• [Set exercise]
How many lines of the data hold the word "picture"? State the number and nothing else.

• [Available data]
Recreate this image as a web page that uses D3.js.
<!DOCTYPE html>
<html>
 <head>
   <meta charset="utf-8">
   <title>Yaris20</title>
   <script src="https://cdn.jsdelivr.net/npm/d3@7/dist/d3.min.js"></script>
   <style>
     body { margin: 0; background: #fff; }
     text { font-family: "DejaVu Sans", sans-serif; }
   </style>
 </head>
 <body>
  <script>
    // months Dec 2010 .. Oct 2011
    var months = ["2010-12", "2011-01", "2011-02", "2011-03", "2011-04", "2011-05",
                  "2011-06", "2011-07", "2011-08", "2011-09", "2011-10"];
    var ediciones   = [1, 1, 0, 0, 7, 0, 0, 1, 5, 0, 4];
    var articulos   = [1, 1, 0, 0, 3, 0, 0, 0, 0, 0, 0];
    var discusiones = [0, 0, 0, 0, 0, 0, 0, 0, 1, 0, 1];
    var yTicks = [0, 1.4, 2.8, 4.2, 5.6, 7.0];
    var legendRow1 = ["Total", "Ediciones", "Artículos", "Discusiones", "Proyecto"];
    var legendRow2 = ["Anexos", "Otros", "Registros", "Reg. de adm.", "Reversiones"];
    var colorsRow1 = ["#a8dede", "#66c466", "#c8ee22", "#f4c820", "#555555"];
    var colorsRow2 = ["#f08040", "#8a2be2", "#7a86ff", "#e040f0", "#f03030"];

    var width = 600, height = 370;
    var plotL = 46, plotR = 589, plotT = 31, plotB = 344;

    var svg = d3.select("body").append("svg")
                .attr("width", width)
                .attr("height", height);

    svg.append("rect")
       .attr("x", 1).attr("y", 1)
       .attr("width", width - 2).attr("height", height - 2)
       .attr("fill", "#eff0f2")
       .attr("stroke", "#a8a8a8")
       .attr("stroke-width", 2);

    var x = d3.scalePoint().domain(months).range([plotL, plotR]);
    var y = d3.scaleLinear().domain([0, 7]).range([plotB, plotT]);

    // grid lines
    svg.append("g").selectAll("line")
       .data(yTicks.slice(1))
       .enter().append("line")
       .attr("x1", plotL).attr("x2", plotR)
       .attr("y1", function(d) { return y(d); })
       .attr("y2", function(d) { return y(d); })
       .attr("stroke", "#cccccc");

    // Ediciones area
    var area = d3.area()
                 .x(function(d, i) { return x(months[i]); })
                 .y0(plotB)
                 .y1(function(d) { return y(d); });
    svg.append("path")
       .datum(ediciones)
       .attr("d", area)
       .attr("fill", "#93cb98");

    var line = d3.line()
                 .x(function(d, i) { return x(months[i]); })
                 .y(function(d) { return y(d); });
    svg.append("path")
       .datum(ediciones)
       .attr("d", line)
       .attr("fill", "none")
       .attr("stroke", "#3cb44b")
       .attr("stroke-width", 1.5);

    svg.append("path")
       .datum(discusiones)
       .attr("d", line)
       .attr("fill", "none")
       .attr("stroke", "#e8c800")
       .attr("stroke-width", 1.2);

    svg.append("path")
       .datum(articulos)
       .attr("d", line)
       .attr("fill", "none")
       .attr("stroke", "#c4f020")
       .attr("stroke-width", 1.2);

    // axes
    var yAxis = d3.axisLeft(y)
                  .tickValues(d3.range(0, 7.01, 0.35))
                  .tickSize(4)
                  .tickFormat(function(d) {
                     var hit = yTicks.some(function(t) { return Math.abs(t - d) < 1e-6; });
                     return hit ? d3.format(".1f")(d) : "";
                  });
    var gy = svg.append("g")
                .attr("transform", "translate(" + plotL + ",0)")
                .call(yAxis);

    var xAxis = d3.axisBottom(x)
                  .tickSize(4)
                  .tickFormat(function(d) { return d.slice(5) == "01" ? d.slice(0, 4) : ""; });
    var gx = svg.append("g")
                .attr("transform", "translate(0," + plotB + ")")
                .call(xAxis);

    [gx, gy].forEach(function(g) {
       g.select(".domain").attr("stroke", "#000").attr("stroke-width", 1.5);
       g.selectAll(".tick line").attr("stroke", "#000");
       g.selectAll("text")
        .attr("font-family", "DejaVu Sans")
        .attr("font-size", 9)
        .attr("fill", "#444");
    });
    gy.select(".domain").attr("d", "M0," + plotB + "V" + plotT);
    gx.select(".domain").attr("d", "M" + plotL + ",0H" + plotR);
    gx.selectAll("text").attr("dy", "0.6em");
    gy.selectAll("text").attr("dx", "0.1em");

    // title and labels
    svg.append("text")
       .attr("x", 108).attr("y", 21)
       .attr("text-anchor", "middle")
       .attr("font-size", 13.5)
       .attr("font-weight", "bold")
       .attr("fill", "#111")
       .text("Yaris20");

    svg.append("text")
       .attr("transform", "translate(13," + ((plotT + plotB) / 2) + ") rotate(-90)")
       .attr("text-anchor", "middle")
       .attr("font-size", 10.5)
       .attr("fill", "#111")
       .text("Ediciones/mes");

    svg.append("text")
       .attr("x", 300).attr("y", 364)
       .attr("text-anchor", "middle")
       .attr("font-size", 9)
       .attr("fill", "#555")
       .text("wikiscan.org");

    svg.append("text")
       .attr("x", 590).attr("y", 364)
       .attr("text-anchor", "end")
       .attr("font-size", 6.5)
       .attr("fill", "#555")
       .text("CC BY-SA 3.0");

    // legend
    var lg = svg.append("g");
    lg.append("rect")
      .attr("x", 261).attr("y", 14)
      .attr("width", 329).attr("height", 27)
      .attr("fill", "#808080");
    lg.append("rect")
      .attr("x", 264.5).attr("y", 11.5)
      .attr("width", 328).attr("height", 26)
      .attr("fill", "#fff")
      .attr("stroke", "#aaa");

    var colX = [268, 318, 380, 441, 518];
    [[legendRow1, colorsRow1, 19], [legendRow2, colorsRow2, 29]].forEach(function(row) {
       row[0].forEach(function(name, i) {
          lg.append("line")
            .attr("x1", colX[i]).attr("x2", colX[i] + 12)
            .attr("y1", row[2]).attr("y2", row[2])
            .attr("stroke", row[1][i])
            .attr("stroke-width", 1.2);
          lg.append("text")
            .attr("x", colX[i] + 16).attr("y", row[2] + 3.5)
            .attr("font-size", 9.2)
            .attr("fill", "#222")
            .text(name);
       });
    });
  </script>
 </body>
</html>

---

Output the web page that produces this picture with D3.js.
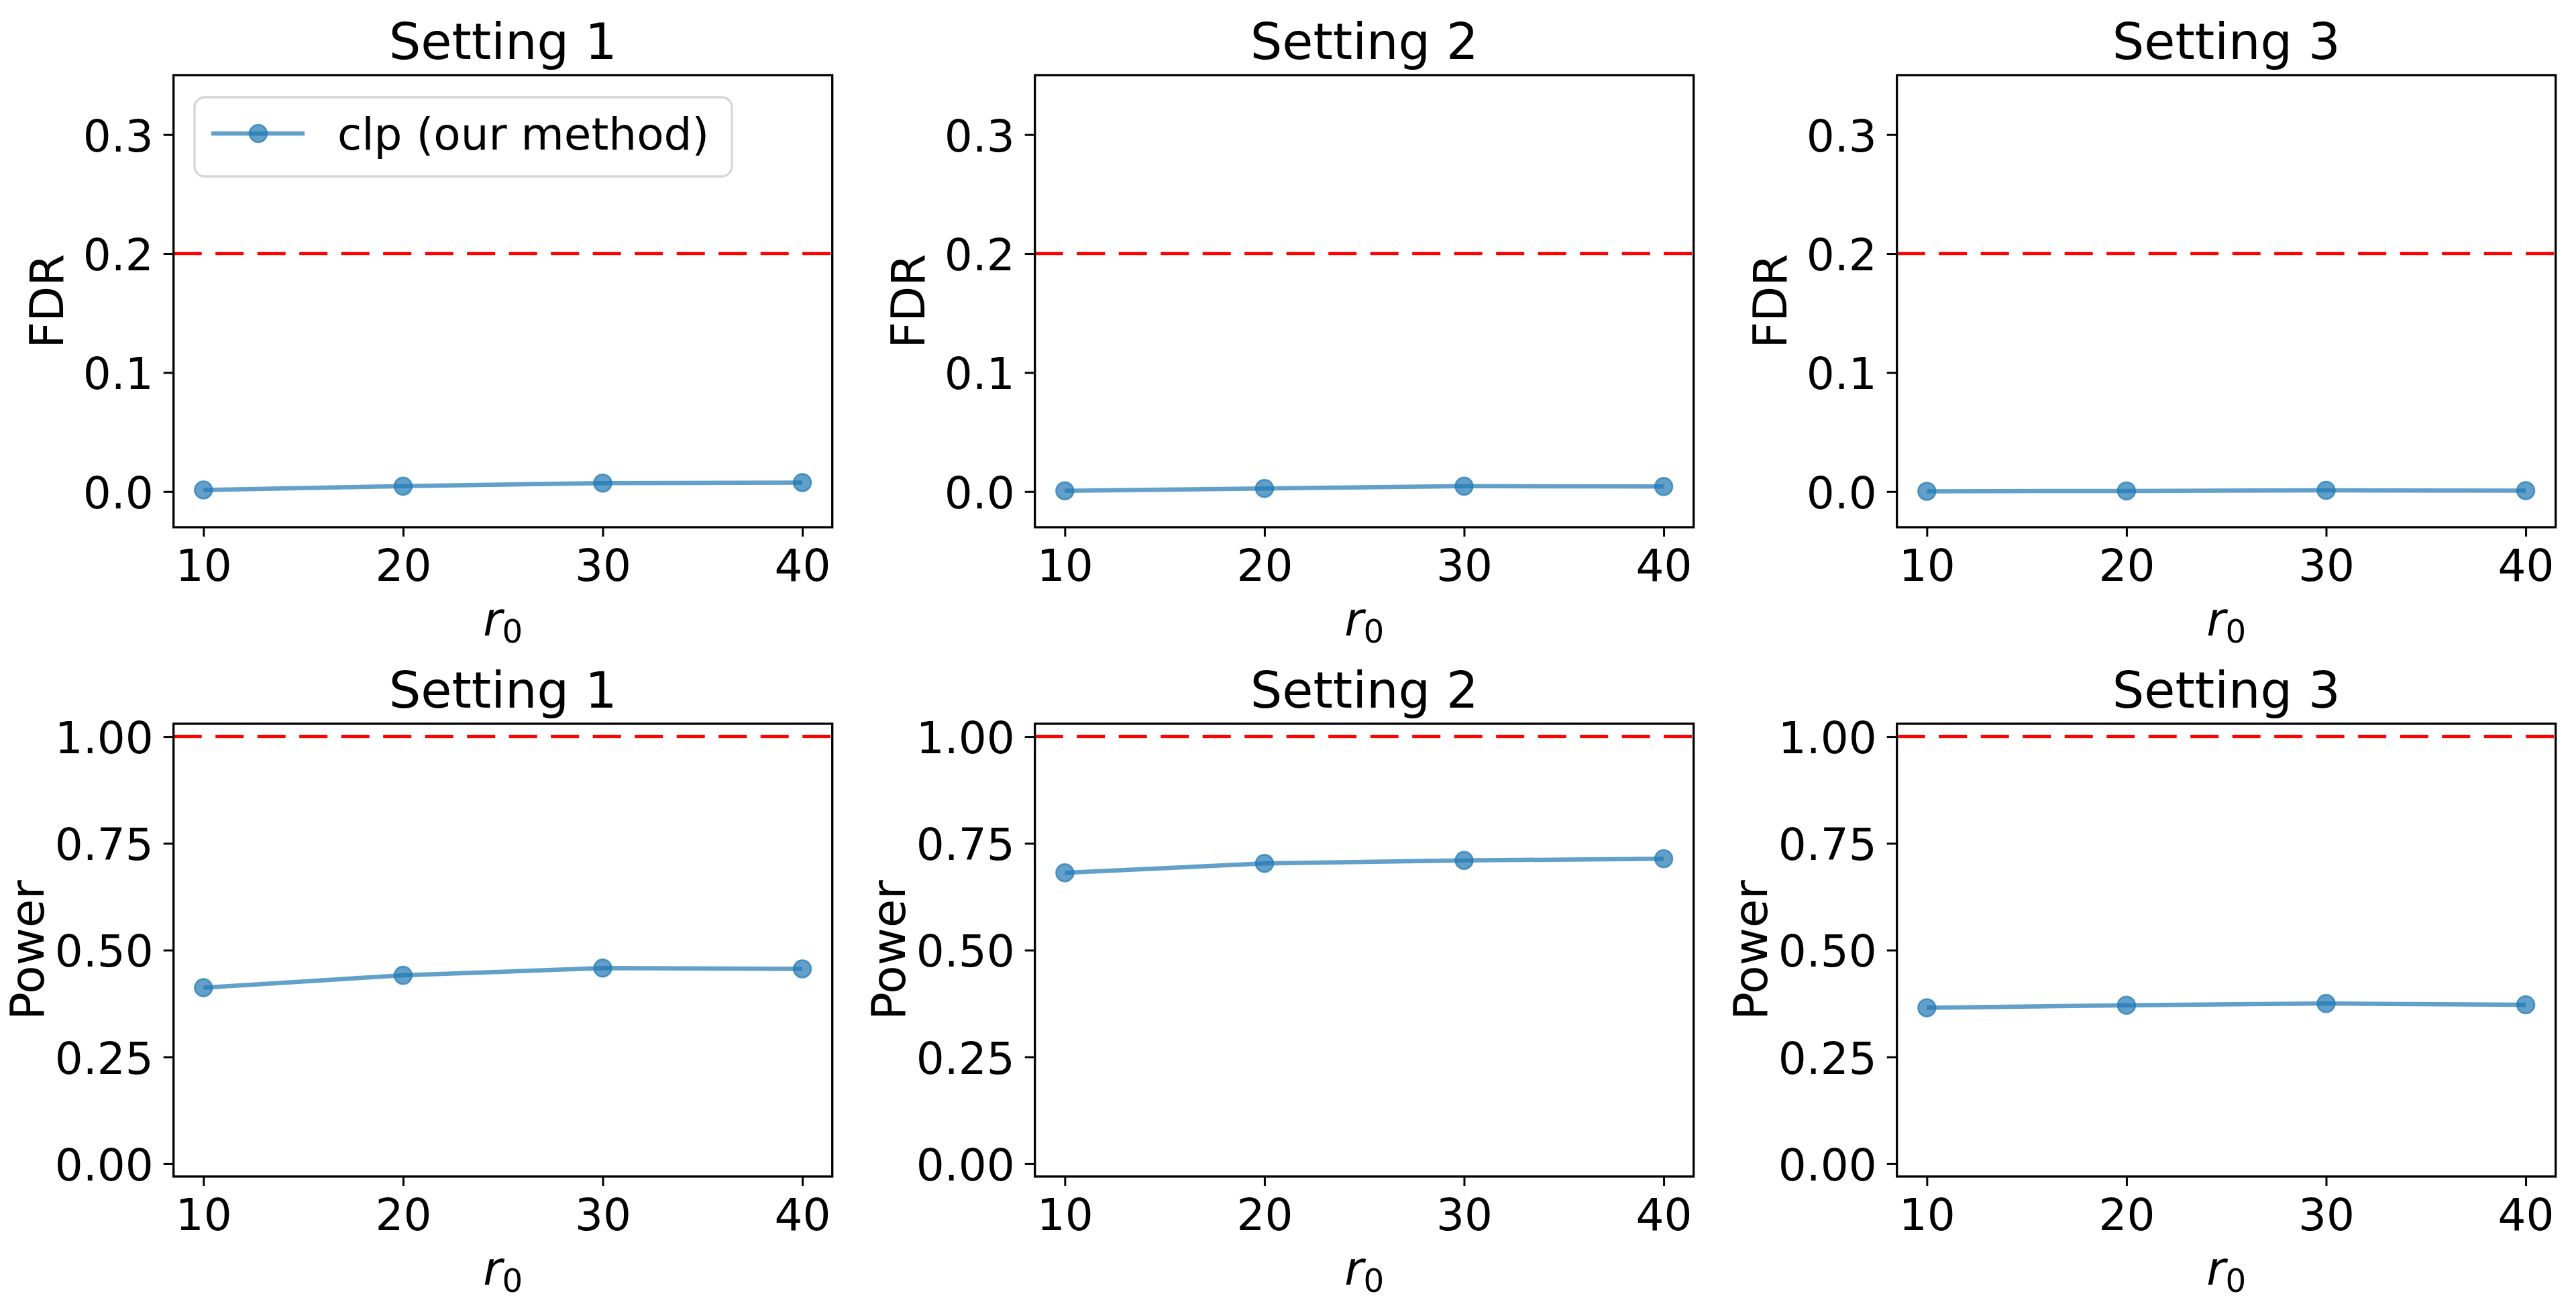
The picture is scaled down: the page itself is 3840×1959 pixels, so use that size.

• [Reply]
2